To what am I referring when I talk of the Conservative Party? Why, it’s the speedy defenestration of its former leader Liz Truss. A person whose election to the leadership back in September was obtained by the endorsement of a clear majority of the party’s membership. The rules in electing a Tory leader have been established since 1998 under William Hague. Candidates put forward their names and each one with the fewest backbench votes is eliminated in succession until only two remain. Party members are then balloted, with the winner announced by the Chairman of the 1922 Committee. Never has any Conservative leader, let alone a Prime Minister of any hue, been subjected to such a shameful and merciless coup as the one Truss experienced within just six weeks of her entering 10 Downing Street. Whilst it is true to say the impetuousness of her and Kwasi Kwarteng’s mini-Budget was a lesson in how not to practice good government and wise counsel, was it worse than the ERM fiasco in September 1992, when the country was forced to withdraw sterling from the European Exchange Rate Mechanism (ERM), after a failed attempt to keep our currency above the lower limit required for ERM participation? Was it as bad as when the UK went cap-in-hand to the International Monetary Fund in 1976, as Callaghan presided over inflation at 25%? Neither of those seismic events caused the usurpation of the sitting PM, so why was Liz Truss any different? The fact is the economy was already trashed long before Truss ever assumed the highest political office in the land. Rishi Sunak was the Chancellor who authorized the printing of money, the furlough schemes and the almost endless borrowing to keep the UK economy on life support. Having contributed more debt to this country than probably any predecessor, he then became the media’s chosen candidate to allegedly cure all ills. And why? Because, for the media and Tory backbenchers alike, technocratic managerialism in the form of ‘boring politics’ is more important than either the ‘crudity of populism’ embodied by the election of Boris Johnson in 2019, or else the democratic judgement of those in Tory associations when they opted for Liz Truss. 
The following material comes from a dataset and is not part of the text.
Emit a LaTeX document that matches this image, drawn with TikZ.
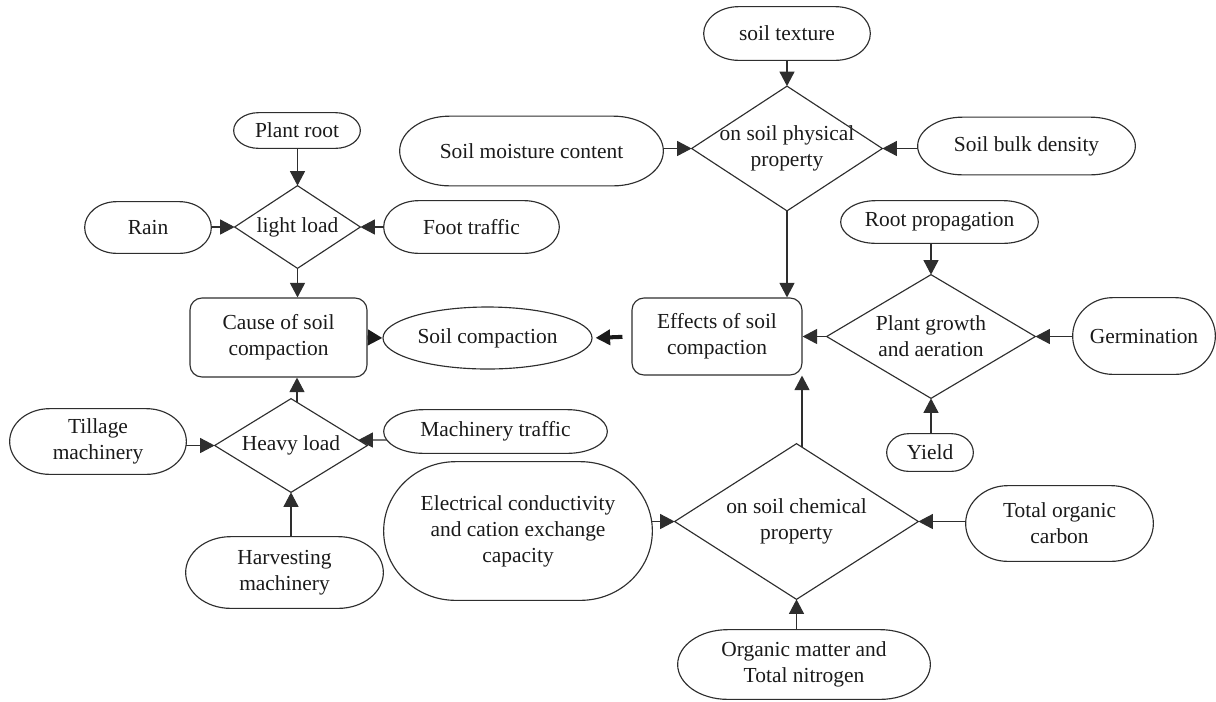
\documentclass[tikz,border=0pt]{standalone}
\usepackage{fontspec}
\setmainfont{Liberation Serif}
\usetikzlibrary{arrows.meta,calc,shapes.geometric}
\definecolor{ln}{HTML}{2E2E2E}
\definecolor{tx}{HTML}{1A1A1A}
\newcommand\stad[2]{\draw[shp] let \p1=(#1.north west), \p2=(#1.south east), \n1={(\y1-\y2)/2}, \n2={#2*0.02cm} in
  (\x1+\n2,\y1) -- (\x2-\n2,\y1) arc[start angle=90,end angle=-90,x radius=\n2,y radius=\n1]
  -- (\x1+\n2,\y2) arc[start angle=-90,end angle=-270,x radius=\n2,y radius=\n1] -- cycle;}
\newcommand\dmd[1]{\draw[shp] (#1.north) -- (#1.east) -- (#1.south) -- (#1.west) -- cycle;}
\begin{document}
\begin{tikzpicture}[x=0.02cm,y=-0.02cm,
  shp/.style={draw=ln, line width=0.65pt},
  nbase/.style={font=\fontsize{12.2}{14.8}\selectfont, text=tx, align=center, inner sep=0pt},
  sz/.style 2 args={minimum width=#1*0.02cm, minimum height=#2*0.02cm},
  blankn/.style={nbase, rectangle, draw=none},
  rbox/.style={nbase, rectangle, shp, rounded corners=0.24cm},
  ell/.style={nbase, ellipse, shp},
  arr/.style={draw=ln, line width=0.65pt, -{Triangle[length=0.29cm,width=0.3cm]}},
  bigarr/.style={draw=tx, line width=2.3pt, -{Triangle[length=0.29cm,width=0.3cm]}}]
\useasboundingbox (0,0) rectangle (1216,701);

% stadium-shaped nodes
\node[blankn, sz={166}{53}] (texture) at (787,33.5) {soil texture};
\node[blankn, sz={263}{69}] (moisture) at (531.5,151) {Soil moisture content};
\node[blankn, sz={217}{57}] (bulk) at (1026.5,146) {Soil bulk density};
\node[blankn, sz={197}{42}] (rootprop) at (939.5,222) {Root propagation};
\node[blankn, sz={126}{35}] (plantroot) at (297,130.5) {Plant root};
\node[blankn, sz={126}{51}] (rain) at (148,227.5) {Rain};
\node[blankn, sz={175}{52}] (foot) at (471.5,227) {Foot traffic};
\node[blankn, sz={142}{76}] (germ) at (1144,336) {Germination};
\node[blankn, sz={86}{37}] (yield) at (930,452.5) {Yield};
\node[blankn, sz={176}{65}] (tillage) at (98,441.5) {Tillage\\machinery};
\node[blankn, sz={223}{43}] (mach) at (495.5,431.5) {Machinery traffic};
\node[blankn, sz={197}{71}] (harvest) at (284.5,572.5) {Harvesting\\machinery};
\node[blankn, sz={268}{138}] (elec) at (518,531) {Electrical conductivity\\and cation exchange\\capacity};
\node[blankn, sz={187}{75}] (toc) at (1059.5,523.5) {Total organic\\carbon};
\node[blankn, sz={252}{69}] (orgmat) at (804,664.5) {Organic matter and\\Total nitrogen};

% diamonds
\node[blankn, sz={190}{124}] (phys) at (787,148.5) {on soil physical\\property};
\node[blankn, sz={125}{82}] (light) at (297.5,227) {light load};
\node[blankn, sz={208}{123}] (plant) at (931,336.5) {Plant growth\\and aeration};
\node[blankn, sz={152}{93}] (heavy) at (291,445.5) {Heavy load};
\node[blankn, sz={243}{155}] (chem) at (796.5,521.5) {on soil chemical\\property};

% boxes and ellipse
\node[rbox, sz={177}{79}] (cause) at (278.5,337.5) {Cause of soil\\compaction};
\node[rbox, sz={170}{77}] (effects) at (717,336.5) {Effects of soil\\compaction};
\node[ell, sz={209}{62}] (soilcomp) at (487.5,338) {Soil compaction};

% outlines
\stad{texture}{35}
\stad{moisture}{50}
\stad{bulk}{45}
\stad{rootprop}{35}
\stad{plantroot}{25}
\stad{rain}{32}
\stad{foot}{35}
\stad{germ}{40}
\stad{yield}{22}
\stad{tillage}{40}
\stad{mach}{40}
\stad{harvest}{45}
\stad{elec}{72}
\stad{toc}{42}
\stad{orgmat}{50}
\dmd{phys}
\dmd{light}
\dmd{plant}
\dmd{heavy}
\dmd{chem}

% connectors
\draw[arr] (phys.north |- texture.south) -- (phys.north);
\draw[arr] (phys.west -| moisture.east) -- (phys.west);
\draw[arr] (phys.east -| bulk.west) -- (phys.east);
\draw[arr] (phys.south) -- (phys.south |- effects.north);
\draw[arr] (plant.north |- rootprop.south) -- (plant.north);
\draw[arr] (plant.east -| germ.west) -- (plant.east);
\draw[arr] (plant.south |- yield.north) -- (plant.south);
\draw[arr] (plant.west) -- (effects.east);
\coordinate (ct) at ([xshift=0.11cm,yshift=-0.07cm]chem.north);
\draw[arr] (ct) -- (ct |- effects.south);
\draw[arr] (orgmat.north -| chem.south) -- (chem.south);
\draw[arr] (chem.west -| elec.east) -- (chem.west);
\draw[arr] (chem.east -| toc.west) -- (chem.east);
\draw[bigarr, shorten <=0.18cm, shorten >=0.06cm] (effects.west) -- (soilcomp.east);
\draw[bigarr] (cause.east) -- (soilcomp.west);
\draw[arr] (light.north |- plantroot.south) -- (light.north);
\draw[arr] (light.west -| rain.east) -- (light.west);
\draw[arr] (light.east -| foot.west) -- (light.east);
\draw[arr] (light.south) -- (light.south |- cause.north);
\coordinate (ht) at ([xshift=0.12cm,yshift=-0.07cm]heavy.north);
\draw[arr] (ht) -- (ht |- cause.south);
\draw[arr] (heavy.west -| tillage.east) -- (heavy.west);
\coordinate (ma) at ([xshift=0.06cm,yshift=-0.17cm]mach.west);
\coordinate (mb) at ([xshift=-0.18cm,yshift=0.11cm]heavy.east);
\draw[arr] (ma) -- (mb);
\draw[arr] (heavy.south |- harvest.north) -- (heavy.south);
\end{tikzpicture}
\end{document}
I’ll say it plainly: Rishi Sunak is a man whose ability to be Prime Minister rests on a Conservative majority won principally by a predecessor he stabbed in the back; as well as being a victor whose primary supporters were happy to junk the verdict of the same ordinary members who do the donkey work for parliamentary candidates at election time. Those ordinary members have learned a very valuable lesson from the disgraceful antics of the past few weeks: Namely that their choice in a free and fair vote can be overridden by a bad combination of media agitprop working hand-in-glove with parliamentarians bathing in self-righteous arrogance. When losers no longer consent to democratic decisions, what we are left with is what I stated at the very beginning of this article. It’s Democracy in Name Only. A world where pallid politics is preferable to democratic dynamism; where tedious technocracy trumps populist participation; but most astonishingly of all, a world where losers become winners and winners are cast to the political version of Room 101. If, come the next General Election, Conservative MPs seeking re-election find their constituency associations bereft of willing volunteers, it might help them reflect as to how such a scenario came to be. People do not reconcile easily to having their judgements ignored by others who then come to think their loyalty would still be a given. Life doesn’t work like that.